If Elizabeth Bennet is classic literature’s most delightful heroine, Gwendolen Harleth might claim to be its most compelling, and not only because she may – or may not – be guilty of murder.
‘Some readers of this history will doubtless regard it as incredible that people should construct matrimonial prospects on the mere report that a bachelor of good fortune and possibilities was coming within reach …’ here is the sentence in chapter five of Daniel Deronda in which George Eliot nods to the famous opening of Pride and Prejudice.
George Eliot’s admiration for Jane Austen was profound and dated back to her first falling in love with the philosopher and literary critic George Henry Lewes; his 1852 essay The Lady Novelists in the Westminster Review praised Austen’s novels as ‘like an actual experience of life’. For him, and for George Eliot too, Jane Austen was ‘the most truthful, charming, humorous, pure-minded, quick-witted and unexaggerated of writers’.
But the rewritten sentence in Daniel Deronda is heavy with irony and extends to some ten lines of philosophical observation about human nature. George Eliot never did anything by halves and this may be part of the reason why Gwendolen Harleth, and the 800 page novel she dominates, is not as well known as such a richly complex creation deserves.

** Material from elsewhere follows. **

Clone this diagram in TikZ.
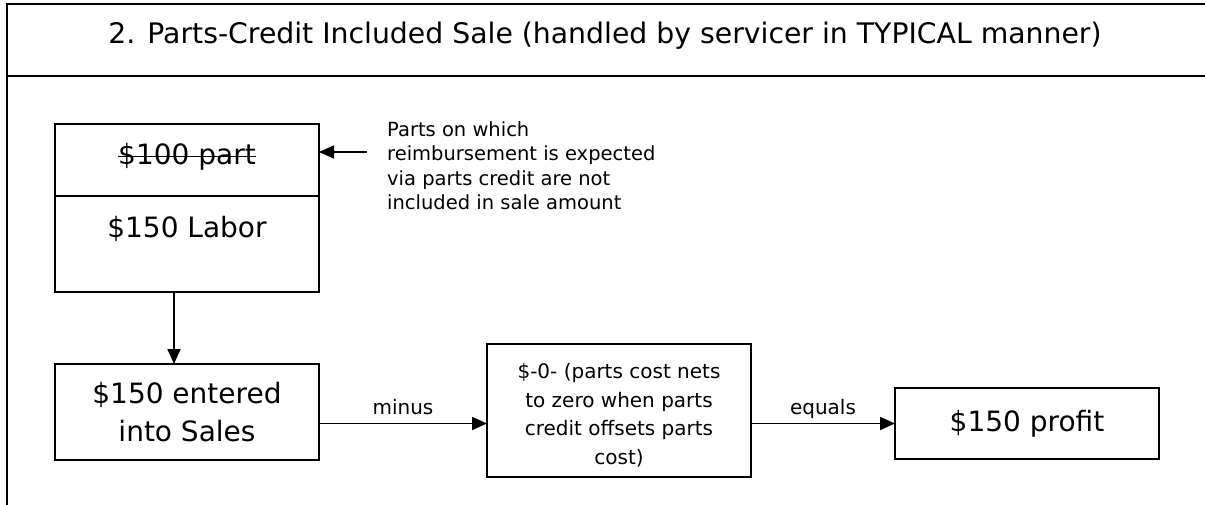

For Grandcourt, the ‘handsome lizard’ whom Gwendolen marries to escape becoming a governess, is no Mr Bingley. Early in the novel we see him baiting one of his dogs; we know from that chilling moment how he will treat Gwendolen when he has her in his power.
Unlike Charlotte Lucas in Pride and Prejudice who marries Mr Collins with her eyes open, being both sensible and realistic about her prospects and with the strength of character to live within them, Gwendolen is a spoiled child who makes the fatal mistake of thinking she can marry Grandcourt and go on doing just what she likes.
Jane Austen doesn’t condemn Charlotte Lucas for doing what was common among women of her time, and George Eliot makes the reader feel that Gwendolen has no real choice but to rescue herself and her family from degrading poverty. But Charlotte isn’t taking what belongs to someone else. Gwendolen’s real crime is in knowingly betraying another woman and breaking a promise. Punishment for this lack of loyalty to her own sex will come on her wedding night.
Although we already know what Gwendolen is capable of when something gets in her way, whether she could have actually saved Grandcourt from drowning is left uncertain. Murderous thoughts in women towards the men who are controlling or abusing them was something that interested George Eliot, and crops up several times; even the noble-minded Dorothea in Middlemarch comes close to violence when Casaubon repulses her after he’s learnt that his illness is serious. And Gwendolen has none of the religious ardour and passionate desire for the welfare of others which ultimately governs Dorothea.
George Eliot sets her characters against a vast panoramic view of humanity and world progress, in contrast to Jane Austen’s much-quoted choice of ‘three or four families in a country village’. It is perhaps because of the extraordinary magnetism of Gwendolen Harleth as a heroine for our time that Andrew Davies in his 2002 BBC television series of Daniel Deronda concentrated on her story, rather than the other half of the novel which paints the vast sweep of the Jewish faith and Zionism. George Eliot purists might regret the decision, but the production was certainly perfect in its faultless casting and acting: Hugh Bonneville, Hugh Dancy, Jodhi May, Edward Fox, Greta Scacchi, David Bamber, Celia Imrie, Amanda Root – and above all Romola Garai with her riveting performance as Gwendolen, this most fascinating and ambiguous of heroines.